Exactly the lines from the start of the data below through the line that contains "import * as" are to be copied, with pictures left out.

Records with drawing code
####
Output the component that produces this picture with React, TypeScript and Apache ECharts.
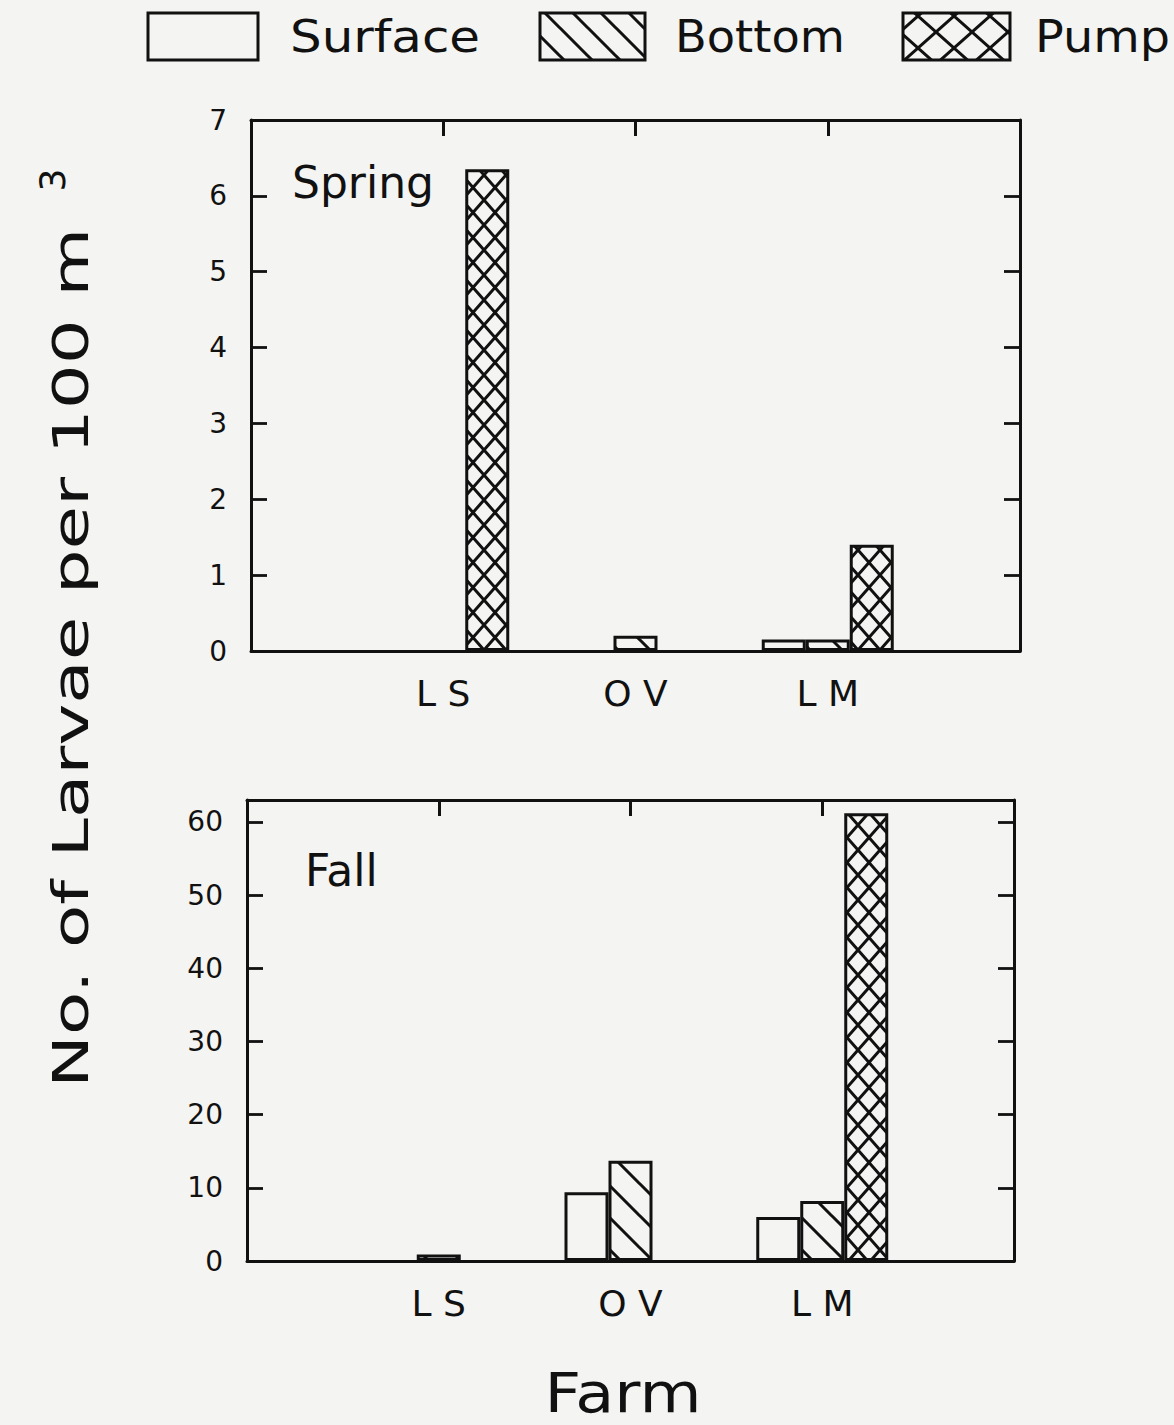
import React, { useEffect, useRef } from "react";
import * as echarts from "echarts";

// ---- data ----
const farms = ["", "L S", "O V", "L M", ""];
const seriesNames = ["Surface", "Bottom", "Pump"];
const springSurface: (number | string)[] = ["-", "-", "-", 0.15, "-"];
const springBottom: (number | string)[] = ["-", "-", 0.2, 0.15, "-"];
const springPump: (number | string)[] = ["-", 6.35, "-", 1.4, "-"];
const fallSurface: (number | string)[] = ["-", "-", 9.4, 6.0, "-"];
const fallBottom: (number | string)[] = ["-", 0.9, 13.7, 8.2, "-"];
const fallPump: (number | string)[] = ["-", "-", "-", 61.2, "-"];
const springAxis = { min: 0, max: 7, interval: 1 };
const fallAxis = { min: 0, max: 63, interval: 10 };
const panelTitles = ["Spring", "Fall"];
const yTitle = "No. of Larvae per 100 m";
const yTitleSup = "3";
const xTitle = "Farm";

const INK = "#111111";
const BG = "#f4f4f2";
const FONT = "DejaVu Sans";

function makeHatch(w: number, h: number, lw: number, cross: boolean) {
  const c = document.createElement("canvas");
  c.width = w;
  c.height = h;
  const g = c.getContext("2d")!;
  g.strokeStyle = INK;
  g.lineWidth = lw;
  g.beginPath();
  for (let k = -1; k <= 1; k++) {
    g.moveTo(-w, -h + k * h);
    g.lineTo(2 * w, 2 * h + k * h);
  }
  if (cross) {
    for (let k = 0; k <= 2; k++) {
      g.moveTo(-w, h + k * h);
      g.lineTo(2 * w, -2 * h + k * h);
    }
  }
  g.stroke();
  return c;
}

function fitScale(text: string, size: number, target: number) {
  const c = document.createElement("canvas").getContext("2d")!;
  c.font = `${size}px "${FONT}"`;
  const w = c.measureText(text).width;
  return w > 0 ? target / w : 1;
}

export default function App() {
  const ref = useRef<HTMLDivElement>(null);
  useEffect(() => {
    if (!ref.current) return;
    const chart = echarts.init(ref.current, undefined, { renderer: "svg" });

    const hatch = { image: makeHatch(32, 32, 3, false), repeat: "repeat" };
    const crossP = { image: makeHatch(22, 25, 3, true), repeat: "repeat" };
    const hatchL = { image: makeHatch(28, 28, 3, false), repeat: "repeat" };
    const crossL = { image: makeHatch(36, 32, 3, true), repeat: "repeat" };
    const fills: any[] = ["rgba(0,0,0,0)", hatch, crossP];
    const legendFills: any[] = [BG, hatchL, crossL];

    const grids = [
      { left: 251, top: 120, width: 769, height: 531 },
      { left: 247, top: 800, width: 767, height: 461 },
    ];
    const axes = [springAxis, fallAxis];

    const xAxis: any[] = [];
    const yAxis: any[] = [];
    grids.forEach((_, gi) => {
      xAxis.push({
        type: "category",
        gridIndex: gi,
        data: farms,
        boundaryGap: false,
        position: "bottom",
        axisLine: { show: true, onZero: false, lineStyle: { color: INK, width: 3 } },
        axisTick: { show: false },
        axisLabel: {
          interval: 0,
          color: INK,
          fontFamily: FONT,
          fontSize: 36,
          margin: 24,
        },
        splitLine: { show: false },
      });
      xAxis.push({
        type: "category",
        gridIndex: gi,
        data: farms,
        boundaryGap: false,
        position: "top",
        axisLine: { show: true, onZero: false, lineStyle: { color: INK, width: 3 } },
        axisTick: {
          show: true,
          inside: true,
          length: 16,
          interval: (i: number) => i >= 1 && i <= 3,
          lineStyle: { color: INK, width: 3 },
        },
        axisLabel: { show: false },
        splitLine: { show: false },
      });
      const a = axes[gi];
      yAxis.push({
        type: "value",
        gridIndex: gi,
        position: "left",
        min: a.min,
        max: a.max,
        interval: a.interval,
        axisLine: { show: true, onZero: false, lineStyle: { color: INK, width: 3 } },
        axisTick: { show: true, inside: true, length: 16, lineStyle: { color: INK, width: 2.8 } },
        axisLabel: {
          color: INK,
          fontFamily: FONT,
          fontSize: 28,
          margin: 24,
          showMaxLabel: a.max % a.interval === 0,
        },
        splitLine: { show: false },
      });
      yAxis.push({
        type: "value",
        gridIndex: gi,
        position: "right",
        min: a.min,
        max: a.max,
        interval: a.interval,
        axisLine: { show: true, onZero: false, lineStyle: { color: INK, width: 3 } },
        axisTick: { show: true, inside: true, length: 16, lineStyle: { color: INK, width: 2.8 } },
        axisLabel: { show: false },
        splitLine: { show: false },
      });
    });

    const panels = [
      [springSurface, springBottom, springPump],
      [fallSurface, fallBottom, fallPump],
    ];
    const series: any[] = [];
    panels.forEach((arrs, gi) => {
      arrs.forEach((data, si) => {
        series.push({
          type: "bar",
          name: seriesNames[si],
          data,
          xAxisIndex: gi * 2,
          yAxisIndex: gi * 2,
          barWidth: 44,
          barGap: "0%",
          silent: true,
          itemStyle: { color: fills[si], borderColor: INK, borderWidth: 3 },
        });
      });
    });

    const graphic: any[] = [];
    // legend
    const legendBoxes = [
      { x: 148, w: 110, tx: 290, tw: 190 },
      { x: 540, w: 105, tx: 675, tw: 170 },
      { x: 903, w: 107, tx: 1035, tw: 135 },
    ];
    legendBoxes.forEach((b, i) => {
      graphic.push({
        type: "rect",
        shape: { x: b.x, y: 13, width: b.w, height: 47 },
        style: { fill: legendFills[i], stroke: INK, lineWidth: 3 },
      });
      graphic.push({
        type: "text",
        x: b.tx,
        y: 37,
        scaleX: fitScale(seriesNames[i], 44, b.tw),
        style: {
          text: seriesNames[i],
          fontFamily: FONT,
          fontSize: 44,
          fill: INK,
          align: "left",
          verticalAlign: "middle",
        },
      });
    });
    // panel titles
    graphic.push({
      type: "text",
      x: 292,
      y: 182,
      style: { text: panelTitles[0], fontFamily: FONT, fontSize: 44, fill: INK, verticalAlign: "middle" },
    });
    graphic.push({
      type: "text",
      x: 305,
      y: 870,
      style: { text: panelTitles[1], fontFamily: FONT, fontSize: 44, fill: INK, verticalAlign: "middle" },
    });
    // x title
    graphic.push({
      type: "text",
      x: 623,
      y: 1392,
      scaleX: fitScale(xTitle, 56, 157),
      style: { text: xTitle, fontFamily: FONT, fontSize: 56, fill: INK, align: "center", verticalAlign: "middle" },
    });
    // y title
    graphic.push({
      type: "text",
      x: 70,
      y: 1088,
      rotation: Math.PI / 2,
      scaleX: fitScale(yTitle, 50, 860),
      style: { text: yTitle, fontFamily: FONT, fontSize: 50, fill: INK, align: "left", verticalAlign: "middle" },
    });
    graphic.push({
      type: "text",
      x: 52,
      y: 180,
      rotation: Math.PI / 2,
      style: { text: yTitleSup, fontFamily: FONT, fontSize: 36, fill: INK, align: "center", verticalAlign: "middle" },
    });

    chart.setOption({
      animation: false,
      backgroundColor: BG,
      grid: grids.map((g) => ({ ...g, containLabel: false })),
      xAxis,
      yAxis,
      series,
      graphic,
    });
    return () => chart.dispose();
  }, []);
  return (
    <div
      ref={ref}
      style={{ position: "fixed", left: 0, top: 0, width: 1174, height: 1425 }}
    />
  );
}
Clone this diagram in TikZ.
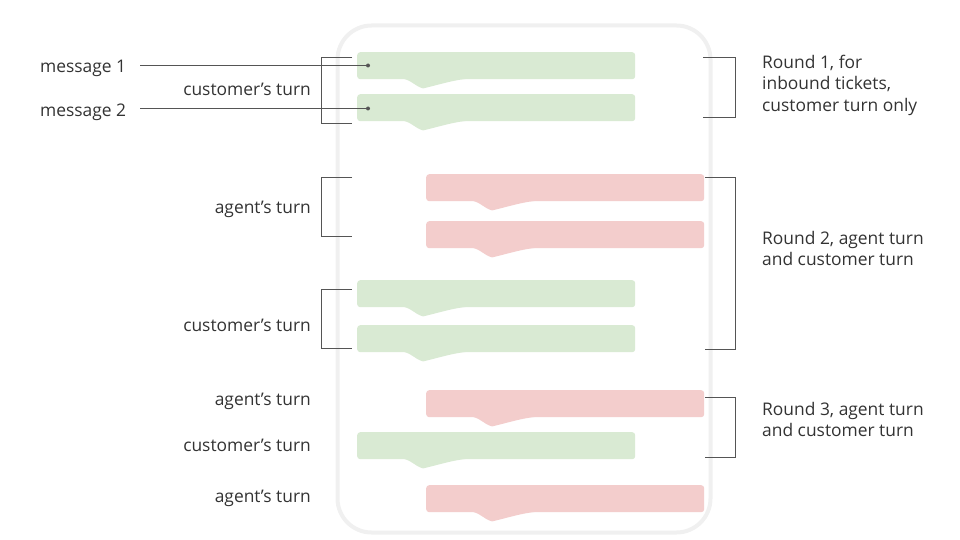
\documentclass[tikz,border=0pt]{standalone}
\usepackage{fontspec}
\setmainfont{Open Sans}
\definecolor{cgreen}{HTML}{D9EAD3}
\definecolor{cred}{HTML}{F3CDCC}
\definecolor{txt}{HTML}{333333}
\definecolor{ln}{HTML}{555555}
\definecolor{frame}{HTML}{F0F0F0}
\tikzset{
 lbl/.style={font=\fontsize{17.4}{21.5}\selectfont, text=txt, inner sep=0pt},
 llbl/.style={lbl, anchor=east},
 rlbl/.style={lbl, anchor=west, align=left},
 bub/.style={rectangle, rounded corners=3pt, minimum width=278pt, minimum height=27pt, inner sep=0pt, anchor=north west},
 brk/.style={draw=ln, line width=0.8pt},
 dotn/.style={circle, fill=ln, inner sep=0pt, minimum size=4pt},
}
\newcommand\bubble[4]{%
 \node[bub, fill=#4] (#1) at (#2,#3) {};
 \fill[#4] ([xshift=44pt,yshift=1pt]#1.south west) .. controls +(10pt,-1pt) and +(-8pt,2pt) .. ([xshift=66pt,yshift=-9pt]#1.south west) .. controls +(14pt,3pt) and +(-18pt,0pt) .. ([xshift=118pt,yshift=1pt]#1.south west) -- cycle;
}
\begin{document}
\begin{tikzpicture}[x=1pt,y=-1pt]
\useasboundingbox (0,0) rectangle (960,540);
% phone frame
\node[draw=frame, line width=4pt, fill=white, rounded corners=34pt, minimum width=373pt, minimum height=507pt, inner sep=0pt] (phone) at (524,279) {};
% bubbles
\bubble{b1}{357}{52}{cgreen}
\bubble{b2}{357}{94}{cgreen}
\bubble{b3}{426}{174}{cred}
\bubble{b4}{426}{221}{cred}
\bubble{b5}{357}{280}{cgreen}
\bubble{b6}{357}{325}{cgreen}
\bubble{b7}{426}{390}{cred}
\bubble{b8}{357}{432}{cgreen}
\bubble{b9}{426}{485}{cred}
% message pointers
\node[dotn] (d1) at (368,65.5) {};
\node[dotn] (d2) at (368,108.5) {};
\node[lbl, anchor=west] (m1) at (40,68) {message 1};
\node[lbl, anchor=west] (m2) at (40,112) {message 2};
\draw[brk] (140,0 |- d1) -- (d1);
\draw[brk] (140,0 |- d2) -- (d2);
% left labels
\node[llbl] (l1) at (311,89) {customer’s turn};
\node[llbl] (l2) at (311,209) {agent’s turn};
\node[llbl] (l3) at (311,325) {customer’s turn};
\node[llbl] (l4) at (311,401) {agent’s turn};
\node[llbl] (l5) at (311,445) {customer’s turn};
\node[llbl] (l6) at (311,498) {agent’s turn};
% left brackets
\draw[brk] (352,57) -- (321,57) -- (321,123) -- (352,123);
\draw[brk] (352,177) -- (321,177) -- (321,236) -- (352,236);
\draw[brk] (352,289) -- (321,289) -- (321,348) -- (352,348);
% right brackets
\draw[brk] (703,57) -- (735,57) -- (735,117) -- (703,117);
\draw[brk] (705,177) -- (735,177) -- (735,349) -- (705,349);
\draw[brk] (705,397) -- (735,397) -- (735,457) -- (705,457);
% right labels
\node[rlbl] (r1) at (762,85) {Round 1, for\\inbound tickets,\\customer turn only};
\node[rlbl] (r2) at (762,248.5) {Round 2, agent turn\\and customer turn};
\node[rlbl] (r3) at (762,419.5) {Round 3, agent turn\\and customer turn};
\end{tikzpicture}
\end{document}
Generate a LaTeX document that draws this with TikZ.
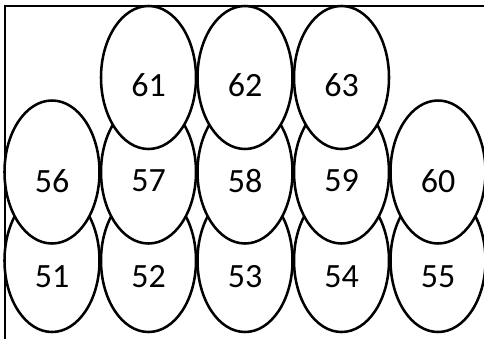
\documentclass[tikz,border=0pt]{standalone}
\usepackage{fontspec}
\setmainfont{Carlito}
\usetikzlibrary{shapes.geometric}
\tikzset{
  egg/.style={ellipse, draw, line width=1.9pt, fill=white, inner sep=0pt,
    minimum width=71.25pt, minimum height=107.25pt},
  eggnum/.style={font=\fontsize{25.5}{25.5}\selectfont, inner sep=0pt},
  frameline/.style={line width=2pt},
}
\begin{document}
\begin{tikzpicture}[x=0.75pt, y=-0.75pt]
  \useasboundingbox (0,0) rectangle (484,339);
  % bottom row 51--55
  \foreach \n [count=\i from 0] in {51,...,55} {
    \node[egg] (e\n) at (52+96.5*\i, 260.5) {};
    \node[eggnum] (t\n) at (52+96.5*\i, 277) {\n};
  }
  % middle row 56--60
  \foreach \n [count=\i from 0] in {56,...,60} {
    \node[egg] (e\n) at (52+96.5*\i, 172) {};
    \node[eggnum] (t\n) at (52+96.5*\i, 181) {\n};
  }
  % top row 61--63
  \foreach \n [count=\i from 1] in {61,62,63} {
    \node[egg] (e\n) at (52+96.5*\i, 77.5) {};
    \node[eggnum] (t\n) at (52+96.5*\i, 85) {\n};
  }
  \coordinate (tr) at (484,6);
  \coordinate (tl) at (5,6);
  \coordinate (bl) at (5,339);
  \draw[frameline] (tr) -- (tl) -- (bl);
\end{tikzpicture}
\end{document}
####
__WRITTEN SOLUTION__
Output the component that produces this picture with React, TypeScript and Apache ECharts.
import React, { useEffect, useRef } from "react";
import * as echarts from "echarts";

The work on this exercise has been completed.